Short answer for the simplicial case: yes.

Let X• be a simplicial object in finite CW complexes. Then there is a simplicial object K• in finite simplicial sets and a zig–zag of levelwise weak equivalences of simplicial objects |K•| ~→ |Sing X•| ~→ X• so that, in particular, each |Kn| has the homotopy type of Xn and the maps respect the simplicial structure (strictly) in the middle object.

Here is a clean way to see this.

1. Replace Top by sSet. The Quillen adjunction |–| ⊣ Sing between simplicial sets and compactly generated spaces gives natural weak equivalences |Sing Xn| → Xn for CW complexes Xn, levelwise and natural in the simplicial direction. Thus it suffices to replace the strict simplicial diagram Sing X• in sSet by a levelwise finite simplicial set diagram up to levelwise weak equivalence.

2. Choose finite models levelwise. For each n, pick a finite simplicial set Kn together with a weak equivalence Kn → Sing Xn (e.g. via a chosen finite triangulation of Xn and the unit Kn → Sing|Kn| composed with |Kn| → Xn and Sing). This gives you the objects you want in each degree, and levelwise weak equivalences αn: Kn → Sing Xn.

3. Transport the simplicial structure up to coherent homotopy. Using the strict simplicial structure on Sing X• and the αn, you obtain a homotopy coherent simplicial diagram on the objects Kn (i.e. the faces and degeneracies are defined up to higher coherent homotopies so that α•: K• ⇝ Sing X• is a homotopy coherent natural transformation).

4. Rigidify (rectify) the homotopy coherent diagram. By the rigidification (or rectification) theorem for homotopy coherent diagrams in a simplicial model category (Top and sSet both qualify), any homotopy coherent Δop-diagram is weakly equivalent to a strict Δop-diagram, and one can do this without changing the objects. Concretely, there exists a strict simplicial object K′• in sSet with K′n = Kn for all n, together with a map of simplicial objects K′• → Sing X• that is a levelwise weak equivalence. References for this rigidification include:

• H. Vogt, Boardman–Vogt W-construction (rigidification of homotopy coherent diagrams),
• Dwyer–Kan, Function complexes in homotopical algebra,
• Cordier–Porter, Homotopy coherent diagrams and their realizations,
• Lurie, Higher Topos Theory, Proposition 4.2.4.4 and Corollary 4.2.4.8 (expressing functor ∞-categories via projective model structures and giving rectification).

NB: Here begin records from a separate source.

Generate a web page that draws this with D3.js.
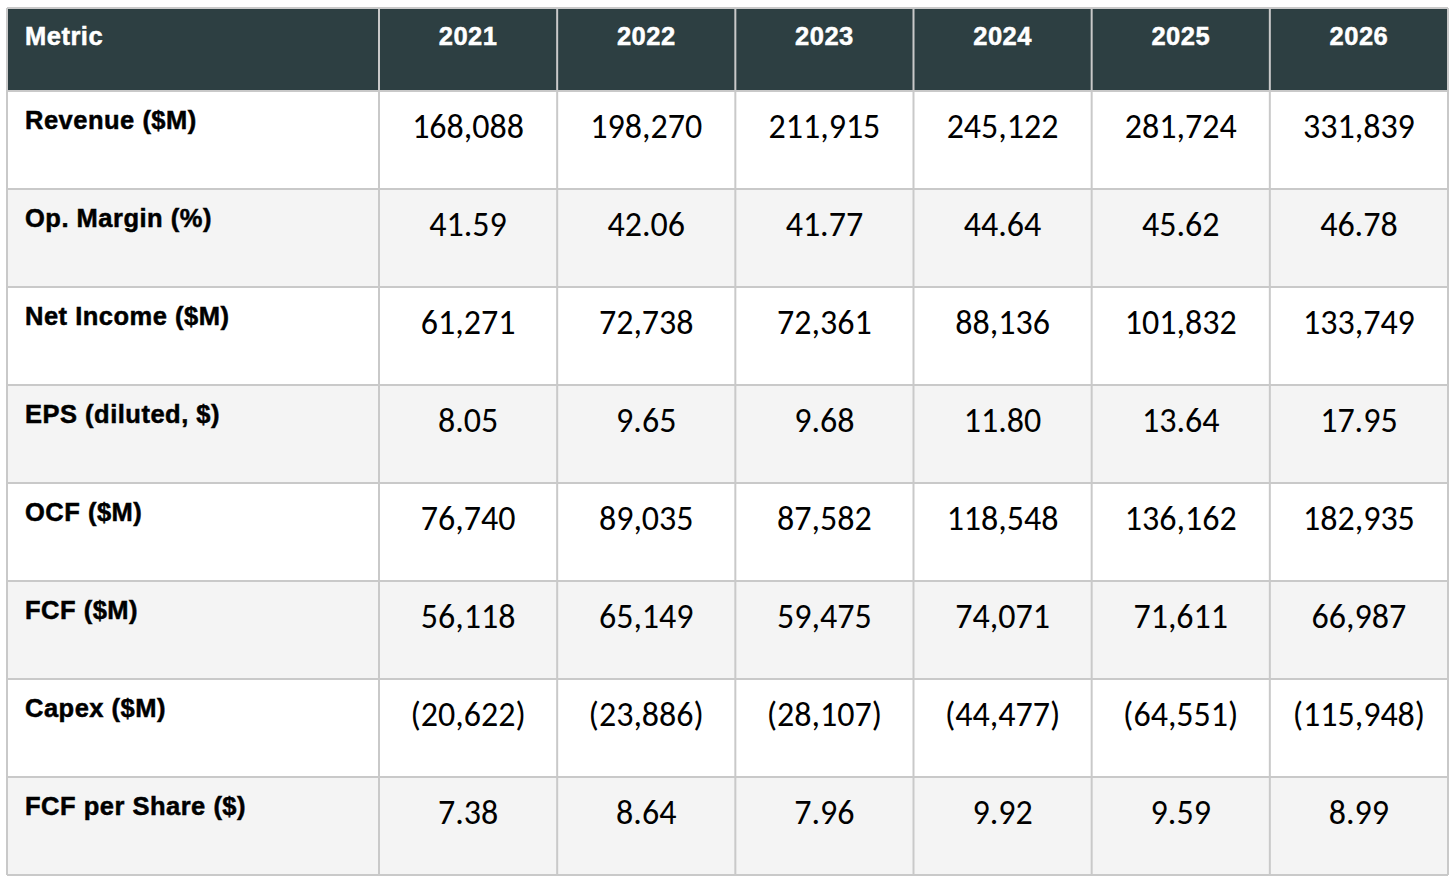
<!DOCTYPE html>
<html>
<head>
<meta charset="utf-8">
<script src="https://cdn.jsdelivr.net/npm/d3@7"></script>
<style>
  body { margin: 0; background: #fff; }
  svg { display: block; }
</style>
</head>
<body>
<div id="chart"></div>
<script>
// table contents
const years = ["2021", "2022", "2023", "2024", "2025", "2026"];
const metrics = ["Revenue ($M)", "Op. Margin (%)", "Net Income ($M)", "EPS (diluted, $)",
                 "OCF ($M)", "FCF ($M)", "Capex ($M)", "FCF per Share ($)"];
const revenue   = ["168,088", "198,270", "211,915", "245,122", "281,724", "331,839"];
const opMargin  = ["41.59", "42.06", "41.77", "44.64", "45.62", "46.78"];
const netIncome = ["61,271", "72,738", "72,361", "88,136", "101,832", "133,749"];
const eps       = ["8.05", "9.65", "9.68", "11.80", "13.64", "17.95"];
const ocf       = ["76,740", "89,035", "87,582", "118,548", "136,162", "182,935"];
const fcf       = ["56,118", "65,149", "59,475", "74,071", "71,611", "66,987"];
const capex     = ["(20,622)", "(23,886)", "(28,107)", "(44,477)", "(64,551)", "(115,948)"];
const fcfShare  = ["7.38", "8.64", "7.96", "9.92", "9.59", "8.99"];

const rows = [revenue, opMargin, netIncome, eps, ocf, fcf, capex, fcfShare];

const width = 1456, height = 882;
const tLeft = 7, tRight = 1448, tTop = 8, headH = 83, tBottom = 875;
const labelW = 372;

const svg = d3.select("#chart").append("svg")
    .attr("width", width)
    .attr("height", height);

const x = d3.scaleBand()
    .domain(years)
    .range([tLeft + labelW, tRight]);

const y = d3.scaleBand()
    .domain(metrics)
    .range([tTop + headH, tBottom]);

// header
svg.append("rect")
    .attr("x", tLeft).attr("y", tTop)
    .attr("width", tRight - tLeft).attr("height", headH)
    .attr("fill", "#2d3f42");

// row backgrounds
svg.selectAll("rect.row")
    .data(metrics)
    .enter().append("rect")
    .attr("class", "row")
    .attr("x", tLeft)
    .attr("y", d => y(d))
    .attr("width", tRight - tLeft)
    .attr("height", y.bandwidth())
    .attr("fill", (d, i) => i % 2 ? "#f4f4f4" : "#fff");

// grid lines
const grid = svg.append("g")
    .attr("stroke", "#c9c9c9")
    .attr("stroke-width", 2);

grid.selectAll("line.h")
    .data(metrics.map(m => y(m)).concat([tTop, tBottom]))
    .enter().append("line")
    .attr("x1", tLeft).attr("x2", tRight)
    .attr("y1", d => d).attr("y2", d => d);

grid.selectAll("line.v")
    .data(years.map(yr => x(yr)).concat([tLeft, tRight]))
    .enter().append("line")
    .attr("y1", tTop).attr("y2", tBottom)
    .attr("x1", d => d).attr("x2", d => d);

// header texts
const headFont = "'Liberation Sans', Arial, sans-serif";
const boldText = sel => sel
    .attr("font-family", headFont)
    .attr("font-weight", "bold")
    .attr("font-size", 25.5)
    .attr("letter-spacing", 0.5)
    .attr("stroke-width", 0.5);

svg.append("text")
    .attr("x", tLeft + 18)
    .attr("y", tTop + 37)
    .call(boldText)
    .attr("fill", "#fff")
    .attr("stroke", "#fff")
    .text("Metric");

svg.selectAll("text.year")
    .data(years)
    .enter().append("text")
    .attr("class", "year")
    .attr("x", d => x(d) + x.bandwidth() / 2)
    .attr("y", tTop + 37)
    .attr("text-anchor", "middle")
    .call(boldText)
    .attr("fill", "#fff")
    .attr("stroke", "#fff")
    .text(d => d);

// metric labels
svg.selectAll("text.metric")
    .data(metrics)
    .enter().append("text")
    .attr("class", "metric")
    .attr("x", tLeft + 18)
    .attr("y", d => y(d) + 38)
    .call(boldText)
    .attr("fill", "#000")
    .attr("stroke", "#000")
    .text(d => d);

// values
rows.forEach((vals, i) => {
    svg.selectAll("text.v" + i)
        .data(vals)
        .enter().append("text")
        .attr("class", "v" + i)
        .attr("x", (d, j) => x(years[j]) + x.bandwidth() / 2)
        .attr("y", y(metrics[i]) + 47)
        .attr("text-anchor", "middle")
        .attr("font-family", "Calibri, Carlito, Lato, sans-serif")
        .attr("font-size", 34)
        .attr("fill", "#000")
        .text(d => d);
});
</script>
</body>
</html>
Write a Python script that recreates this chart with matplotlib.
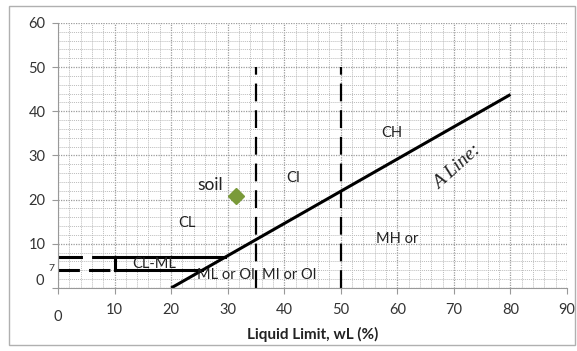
import numpy as np
import matplotlib.pyplot as plt
from matplotlib.patches import Rectangle

# ---- data ----
x_ticks = [10, 20, 30, 40, 50, 60, 70, 80, 90]
y_ticks = [10, 20, 30, 40, 50, 60]

# A line: PI = 0.73 (LL - 20)
a_line_ll = [20, 80]
a_line_pi = [0, 43.8]

# vertical boundaries (LL = 35, 50)
boundary_ll = [35, 50]
boundary_pi = [0, 50]

# CL-ML band
band_top_pi = 7
band_bot_pi = 4
band_left_ll = 10
band_top_right_ll = 29.6
band_bot_right_ll = 25.5
band_dash_ll = [0, 10]

# soil sample point
soil_ll = [31.5]
soil_pi = [20.9]

zone_labels = [("CL-ML", 17, 5.4), ("ML or Ol", 24.6, 3.0), ("MI or Ol", 36.0, 3.0),
               ("CL", 22.8, 14.8), ("CI", 41.6, 25.0), ("CH", 59.1, 35.0),
               ("MH or", 60.0, 11.0)]

plt.rcParams['font.family'] = ['Lato', 'DejaVu Sans']

fig = plt.figure(figsize=(5.77, 3.51), dpi=100)
ax = fig.add_axes([0.1005, 0.1795, 0.8822, 0.755])

ax.set_xlim(0, 90)
ax.set_ylim(0, 60)

# grid
ax.set_xticks(np.arange(0, 91, 2), minor=True)
ax.set_yticks(np.arange(0, 61, 2), minor=True)
ax.set_xticks([0] + x_ticks)
ax.set_yticks([0] + y_ticks)
ax.grid(which='minor', color='#bcbcbc', lw=0.7, ls=(0, (1, 1)))
ax.grid(which='major', color='#9c9c9c', lw=0.9, ls=(0, (1, 1)))
ax.set_axisbelow(True)

ax.set_xticklabels([''] + [str(v) for v in x_ticks])
ax.set_yticklabels([''] + [str(v) for v in y_ticks])
ax.tick_params(axis='x', which='major', length=4, color='#999999', pad=7, labelsize=10.5, labelcolor='#333333')
ax.tick_params(axis='y', which='major', length=4, color='#999999', pad=5, labelsize=10.5, labelcolor='#333333')
ax.tick_params(which='minor', length=0)
for s in ['top', 'right']:
    ax.spines[s].set_visible(False)
ax.spines['left'].set_color('#999999')
ax.spines['bottom'].set_color('#999999')

# A line
ax.plot(a_line_ll, a_line_pi, color='black', lw=2.2, solid_capstyle='butt')

# boundaries
for ll in boundary_ll:
    ax.plot([ll, ll], boundary_pi, color='black', lw=1.6, ls=(0, (8, 4)))

# CL-ML band
ax.plot([band_left_ll, band_top_right_ll], [band_top_pi, band_top_pi], color='black', lw=2.2)
ax.plot([band_left_ll, band_bot_right_ll], [band_bot_pi, band_bot_pi], color='black', lw=2.2)
ax.plot([band_left_ll, band_left_ll], [band_bot_pi, band_top_pi], color='black', lw=2.2)
ax.plot(band_dash_ll, [band_top_pi] * 2, color='black', lw=2.2, ls=(0, (8, 3)))
ax.plot(band_dash_ll, [band_bot_pi] * 2, color='black', lw=2.2, ls=(0, (7, 3)))

# soil point
ax.plot(soil_ll, soil_pi, marker='D', ms=8, color='#7a9a3a', mec='#7a9a3a', ls='none')
ax.text(26.9, 23.4, "soil", fontsize=12.5, ha='center', va='center', color='#222222')

for txt, x, y in zone_labels:
    ax.text(x, y, txt, fontsize=10.5, ha='center' if txt in ("CL-ML", "CL", "CI", "CH", "MH or") else 'left',
            va='center', color='#222222')

ax.text(70.6, 27.3, "A Line:", fontsize=14, family='Liberation Serif', style='italic',
        rotation=42, ha='center', va='center', color='#222222')

# odd axis origin labels
ax.text(-3.2, 1.5, "0", fontsize=10.5, ha='center', va='center', color='#333333', clip_on=False)
ax.text(-1.2, 4.4, "7", fontsize=7.5, ha='center', va='center', color='#333333', clip_on=False)
ax.text(0, -6.6, "0", fontsize=10.5, ha='center', va='center', color='#333333', clip_on=False)

ax.set_xlabel("Liquid Limit, wL (%)", fontsize=11, fontweight='bold', labelpad=7, color='#222222')

# outer frame
fig.patches.append(Rectangle((9 / 577, 6 / 351), 566 / 577, 339 / 351, transform=fig.transFigure,
                             fill=False, edgecolor='#b0b0b0', lw=1))

plt.savefig('out.png', dpi=100)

5. Realize levelwise. Since all simplicial sets are cofibrant and realization is left Quillen, the levelwise weak equivalence K′• → Sing X• becomes a levelwise weak equivalence |K′•| → |Sing X•|. Composing with the natural weak equivalence |Sing X•| → X• yields the desired zig–zag |K′•| ~→ |Sing X•| ~→ X•. Because K′n = Kn are finite simplicial sets, we have produced the required simplicial object of finite simplicial sets.

Remarks.

• The obstruction Tyler alluded to for arbitrary diagrams is circumvented here because we do not try to make a functorial triangulation on the nose; instead we pass through Sing and use rigidification of homotopy coherent diagrams to obtain a strict simplicial diagram in finite simplicial sets up to levelwise weak equivalence.
• The directions of the arrows in the zig–zag are immaterial; the question only asks for a zig–zag of levelwise weak equivalences connecting the given simplicial CW diagram to the levelwise realization of a simplicial diagram of finite simplicial sets.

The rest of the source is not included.